(Source code of charts)
#####

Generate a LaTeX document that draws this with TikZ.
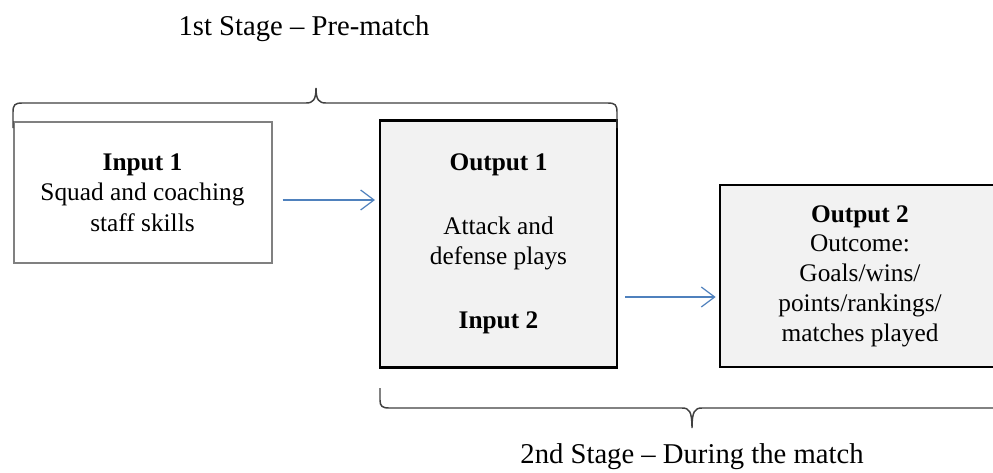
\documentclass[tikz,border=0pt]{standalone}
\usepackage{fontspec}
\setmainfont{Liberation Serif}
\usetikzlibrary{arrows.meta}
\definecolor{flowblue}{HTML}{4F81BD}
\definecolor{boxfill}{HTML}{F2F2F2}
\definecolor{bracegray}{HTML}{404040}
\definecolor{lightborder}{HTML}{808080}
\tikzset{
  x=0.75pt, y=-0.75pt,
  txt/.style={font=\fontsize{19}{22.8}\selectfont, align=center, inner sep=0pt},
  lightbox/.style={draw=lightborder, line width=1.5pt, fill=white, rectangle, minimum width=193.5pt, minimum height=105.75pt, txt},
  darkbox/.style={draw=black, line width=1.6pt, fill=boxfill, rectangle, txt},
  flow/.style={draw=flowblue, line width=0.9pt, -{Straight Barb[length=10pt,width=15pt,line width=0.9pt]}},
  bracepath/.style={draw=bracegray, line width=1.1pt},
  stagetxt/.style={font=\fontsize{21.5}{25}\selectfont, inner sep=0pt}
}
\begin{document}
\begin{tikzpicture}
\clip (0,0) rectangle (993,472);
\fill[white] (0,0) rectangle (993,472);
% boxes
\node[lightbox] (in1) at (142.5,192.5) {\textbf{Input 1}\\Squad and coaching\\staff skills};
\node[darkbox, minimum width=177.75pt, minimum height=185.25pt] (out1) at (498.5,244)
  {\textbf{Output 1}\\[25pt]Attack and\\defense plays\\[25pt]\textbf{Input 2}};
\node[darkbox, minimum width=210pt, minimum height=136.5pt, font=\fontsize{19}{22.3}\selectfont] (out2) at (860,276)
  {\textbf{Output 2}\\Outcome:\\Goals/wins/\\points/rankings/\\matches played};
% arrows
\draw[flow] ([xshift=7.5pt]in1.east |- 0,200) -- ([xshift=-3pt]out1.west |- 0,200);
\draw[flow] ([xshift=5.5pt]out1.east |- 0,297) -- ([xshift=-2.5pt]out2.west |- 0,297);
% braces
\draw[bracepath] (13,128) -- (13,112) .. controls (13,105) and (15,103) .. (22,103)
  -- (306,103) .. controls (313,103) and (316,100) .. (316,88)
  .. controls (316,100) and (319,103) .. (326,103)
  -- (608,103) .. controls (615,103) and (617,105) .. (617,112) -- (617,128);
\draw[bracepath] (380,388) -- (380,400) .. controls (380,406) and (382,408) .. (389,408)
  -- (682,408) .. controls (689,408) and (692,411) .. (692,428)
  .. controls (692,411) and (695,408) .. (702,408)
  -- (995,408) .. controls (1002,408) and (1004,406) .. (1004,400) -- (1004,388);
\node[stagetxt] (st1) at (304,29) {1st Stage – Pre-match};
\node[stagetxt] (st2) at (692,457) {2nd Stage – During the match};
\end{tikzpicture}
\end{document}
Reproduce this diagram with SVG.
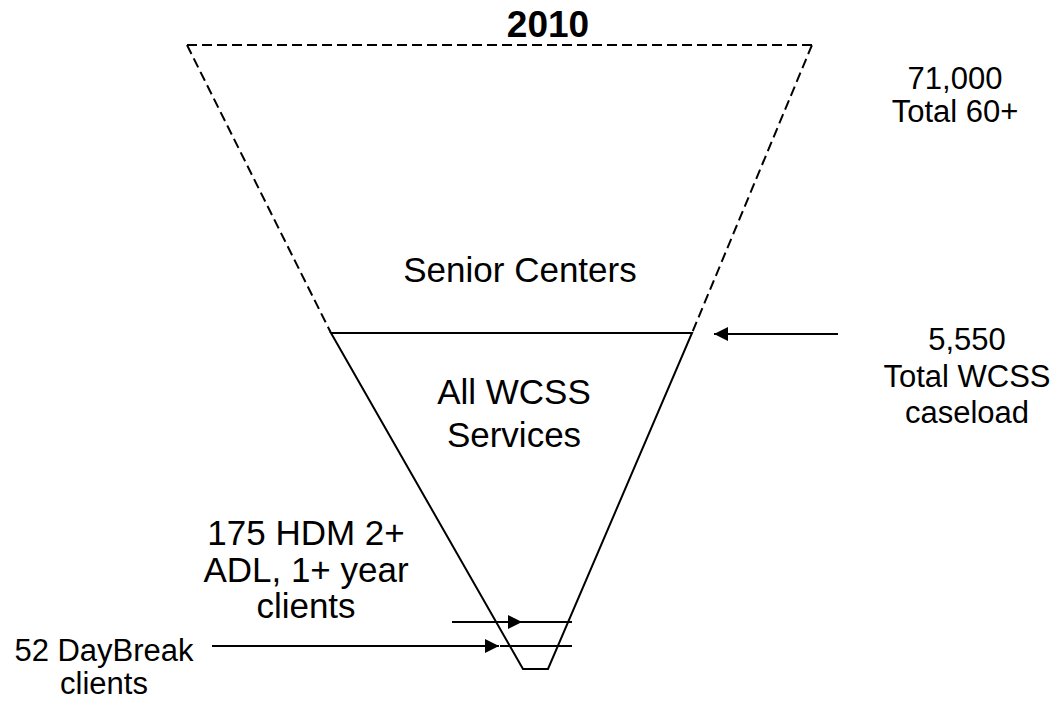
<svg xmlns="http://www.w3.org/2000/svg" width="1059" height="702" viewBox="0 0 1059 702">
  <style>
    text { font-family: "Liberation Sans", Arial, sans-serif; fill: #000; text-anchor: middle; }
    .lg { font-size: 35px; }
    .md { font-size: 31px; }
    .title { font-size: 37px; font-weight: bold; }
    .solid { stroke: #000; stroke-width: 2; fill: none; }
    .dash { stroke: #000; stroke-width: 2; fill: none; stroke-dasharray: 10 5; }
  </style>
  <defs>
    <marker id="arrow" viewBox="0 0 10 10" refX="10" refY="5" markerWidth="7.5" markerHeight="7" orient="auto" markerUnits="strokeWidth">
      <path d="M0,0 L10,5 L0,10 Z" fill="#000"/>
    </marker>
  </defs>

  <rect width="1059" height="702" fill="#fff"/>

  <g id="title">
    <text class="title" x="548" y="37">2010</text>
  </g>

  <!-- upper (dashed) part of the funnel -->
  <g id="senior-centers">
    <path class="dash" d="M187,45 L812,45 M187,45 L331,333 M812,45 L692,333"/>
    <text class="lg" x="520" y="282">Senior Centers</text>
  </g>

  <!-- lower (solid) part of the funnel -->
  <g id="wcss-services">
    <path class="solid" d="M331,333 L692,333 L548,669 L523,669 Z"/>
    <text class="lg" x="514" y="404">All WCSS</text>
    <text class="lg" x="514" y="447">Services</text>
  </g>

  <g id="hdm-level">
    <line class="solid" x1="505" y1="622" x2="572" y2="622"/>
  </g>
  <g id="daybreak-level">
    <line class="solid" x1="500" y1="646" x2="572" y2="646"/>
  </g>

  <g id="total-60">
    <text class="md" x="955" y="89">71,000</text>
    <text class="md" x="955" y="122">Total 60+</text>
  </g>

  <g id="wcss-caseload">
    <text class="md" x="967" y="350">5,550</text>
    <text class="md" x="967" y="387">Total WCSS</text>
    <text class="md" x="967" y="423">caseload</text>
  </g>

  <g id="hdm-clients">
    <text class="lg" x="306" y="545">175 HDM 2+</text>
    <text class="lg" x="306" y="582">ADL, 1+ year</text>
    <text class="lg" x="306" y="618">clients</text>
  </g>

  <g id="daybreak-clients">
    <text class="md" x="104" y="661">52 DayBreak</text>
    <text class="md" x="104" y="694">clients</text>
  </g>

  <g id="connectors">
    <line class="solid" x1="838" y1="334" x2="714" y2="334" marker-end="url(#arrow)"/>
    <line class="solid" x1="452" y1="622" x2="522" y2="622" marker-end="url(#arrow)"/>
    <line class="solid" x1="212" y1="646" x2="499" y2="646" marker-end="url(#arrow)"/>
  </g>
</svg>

#####

# Goal of the exercise
Images in the data above are to be skipped. Retype all other material exactly.

# Solution to this exercise
Generate a LaTeX document that draws this with TikZ.
\documentclass[tikz,border=0pt]{standalone}
\usepackage{fontspec}
\setmainfont{Liberation Serif}
\usetikzlibrary{arrows.meta}
\definecolor{flowblue}{HTML}{4F81BD}
\definecolor{boxfill}{HTML}{F2F2F2}
\definecolor{bracegray}{HTML}{404040}
\definecolor{lightborder}{HTML}{808080}
\tikzset{
  x=0.75pt, y=-0.75pt,
  txt/.style={font=\fontsize{19}{22.8}\selectfont, align=center, inner sep=0pt},
  lightbox/.style={draw=lightborder, line width=1.5pt, fill=white, rectangle, minimum width=193.5pt, minimum height=105.75pt, txt},
  darkbox/.style={draw=black, line width=1.6pt, fill=boxfill, rectangle, txt},
  flow/.style={draw=flowblue, line width=0.9pt, -{Straight Barb[length=10pt,width=15pt,line width=0.9pt]}},
  bracepath/.style={draw=bracegray, line width=1.1pt},
  stagetxt/.style={font=\fontsize{21.5}{25}\selectfont, inner sep=0pt}
}
\begin{document}
\begin{tikzpicture}
\clip (0,0) rectangle (993,472);
\fill[white] (0,0) rectangle (993,472);
% boxes
\node[lightbox] (in1) at (142.5,192.5) {\textbf{Input 1}\\Squad and coaching\\staff skills};
\node[darkbox, minimum width=177.75pt, minimum height=185.25pt] (out1) at (498.5,244)
  {\textbf{Output 1}\\[25pt]Attack and\\defense plays\\[25pt]\textbf{Input 2}};
\node[darkbox, minimum width=210pt, minimum height=136.5pt, font=\fontsize{19}{22.3}\selectfont] (out2) at (860,276)
  {\textbf{Output 2}\\Outcome:\\Goals/wins/\\points/rankings/\\matches played};
% arrows
\draw[flow] ([xshift=7.5pt]in1.east |- 0,200) -- ([xshift=-3pt]out1.west |- 0,200);
\draw[flow] ([xshift=5.5pt]out1.east |- 0,297) -- ([xshift=-2.5pt]out2.west |- 0,297);
% braces
\draw[bracepath] (13,128) -- (13,112) .. controls (13,105) and (15,103) .. (22,103)
  -- (306,103) .. controls (313,103) and (316,100) .. (316,88)
  .. controls (316,100) and (319,103) .. (326,103)
  -- (608,103) .. controls (615,103) and (617,105) .. (617,112) -- (617,128);
\draw[bracepath] (380,388) -- (380,400) .. controls (380,406) and (382,408) .. (389,408)
  -- (682,408) .. controls (689,408) and (692,411) .. (692,428)
  .. controls (692,411) and (695,408) .. (702,408)
  -- (995,408) .. controls (1002,408) and (1004,406) .. (1004,400) -- (1004,388);
\node[stagetxt] (st1) at (304,29) {1st Stage – Pre-match};
\node[stagetxt] (st2) at (692,457) {2nd Stage – During the match};
\end{tikzpicture}
\end{document}
Reproduce this diagram with SVG.
<svg xmlns="http://www.w3.org/2000/svg" width="1059" height="702" viewBox="0 0 1059 702">
  <style>
    text { font-family: "Liberation Sans", Arial, sans-serif; fill: #000; text-anchor: middle; }
    .lg { font-size: 35px; }
    .md { font-size: 31px; }
    .title { font-size: 37px; font-weight: bold; }
    .solid { stroke: #000; stroke-width: 2; fill: none; }
    .dash { stroke: #000; stroke-width: 2; fill: none; stroke-dasharray: 10 5; }
  </style>
  <defs>
    <marker id="arrow" viewBox="0 0 10 10" refX="10" refY="5" markerWidth="7.5" markerHeight="7" orient="auto" markerUnits="strokeWidth">
      <path d="M0,0 L10,5 L0,10 Z" fill="#000"/>
    </marker>
  </defs>

  <rect width="1059" height="702" fill="#fff"/>

  <g id="title">
    <text class="title" x="548" y="37">2010</text>
  </g>

  <!-- upper (dashed) part of the funnel -->
  <g id="senior-centers">
    <path class="dash" d="M187,45 L812,45 M187,45 L331,333 M812,45 L692,333"/>
    <text class="lg" x="520" y="282">Senior Centers</text>
  </g>

  <!-- lower (solid) part of the funnel -->
  <g id="wcss-services">
    <path class="solid" d="M331,333 L692,333 L548,669 L523,669 Z"/>
    <text class="lg" x="514" y="404">All WCSS</text>
    <text class="lg" x="514" y="447">Services</text>
  </g>

  <g id="hdm-level">
    <line class="solid" x1="505" y1="622" x2="572" y2="622"/>
  </g>
  <g id="daybreak-level">
    <line class="solid" x1="500" y1="646" x2="572" y2="646"/>
  </g>

  <g id="total-60">
    <text class="md" x="955" y="89">71,000</text>
    <text class="md" x="955" y="122">Total 60+</text>
  </g>

  <g id="wcss-caseload">
    <text class="md" x="967" y="350">5,550</text>
    <text class="md" x="967" y="387">Total WCSS</text>
    <text class="md" x="967" y="423">caseload</text>
  </g>

  <g id="hdm-clients">
    <text class="lg" x="306" y="545">175 HDM 2+</text>
    <text class="lg" x="306" y="582">ADL, 1+ year</text>
    <text class="lg" x="306" y="618">clients</text>
  </g>

  <g id="daybreak-clients">
    <text class="md" x="104" y="661">52 DayBreak</text>
    <text class="md" x="104" y="694">clients</text>
  </g>

  <g id="connectors">
    <line class="solid" x1="838" y1="334" x2="714" y2="334" marker-end="url(#arrow)"/>
    <line class="solid" x1="452" y1="622" x2="522" y2="622" marker-end="url(#arrow)"/>
    <line class="solid" x1="212" y1="646" x2="499" y2="646" marker-end="url(#arrow)"/>
  </g>
</svg>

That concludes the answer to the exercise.